The Inalienable Right to Rot in Jail


I didn't think anyone else picked up on Mitt Romney's disgusting brag, during the last GOP debate, that he refused to issue pardons as governor of Massachusetts. It came up when he said that yeah, maybe, sure enough he might pardon I. Lewis Libby.

MR. ROMNEY: I didn't pardon anybody as governor because I didn't want to overturn a jury. But in this case, you have a prosecutor who clearly abused prosecutorial discretion by going after somebody when he already knew that the source of the leak was Richard Armitage. He'd been told that. So HE went on a political vendetta.

MR. BLITZER: So is that a yes?

MR. ROMNEY: It's worth looking at that. I will study it very closely, if I'm lucky enough to be president, and I'd keep that option open.

The Politico's Roger Simon grimaced at this and he has a great column knocking Romney's apparent standard of Pardons for Famous Republicans and No One Else.

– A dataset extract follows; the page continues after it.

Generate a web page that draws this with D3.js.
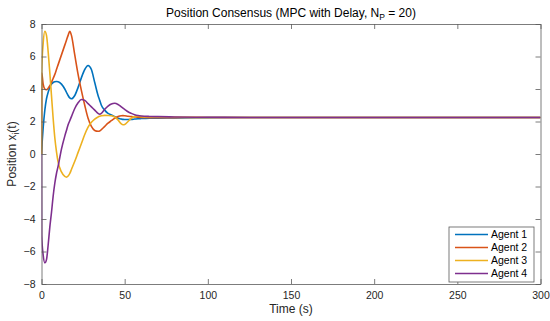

When he was 13 years old, Anthony Circosta shot another kid in the arm with a BB gun, which was not a nice thing to do.

And even though Circosta's shot did not break the kid's skin, Circosta was convicted of assault.

Which did not matter much as Circosta worked his way through college, joined the Army National Guard, went to Iraq and led a platoon of soldiers in the Sunni Triangle.

In 2005, while still in Iraq, Circosta petitioned then-Massachusetts Gov. Mitt Romney for a pardon so that Circosta could become a police officer when he returned home. And the state Board of Pardons recommended that Circosta receive that pardon.

But Romney refused. Twice.

Someone else who might deserve a pardon is, of course, Cory Maye. Assuming the worst with his legal calender, he couldn't get a pardon before the year 2012 because Mississippi's talk-tough Gov. Hayley Barbour (who Chris Matthews wants to run for VP with Rudy Giuliani) refuses to pardon anyone. So would Romney's flip-flop one day apply to unjustly convicted people? Or just to people who Republican primary voters care about?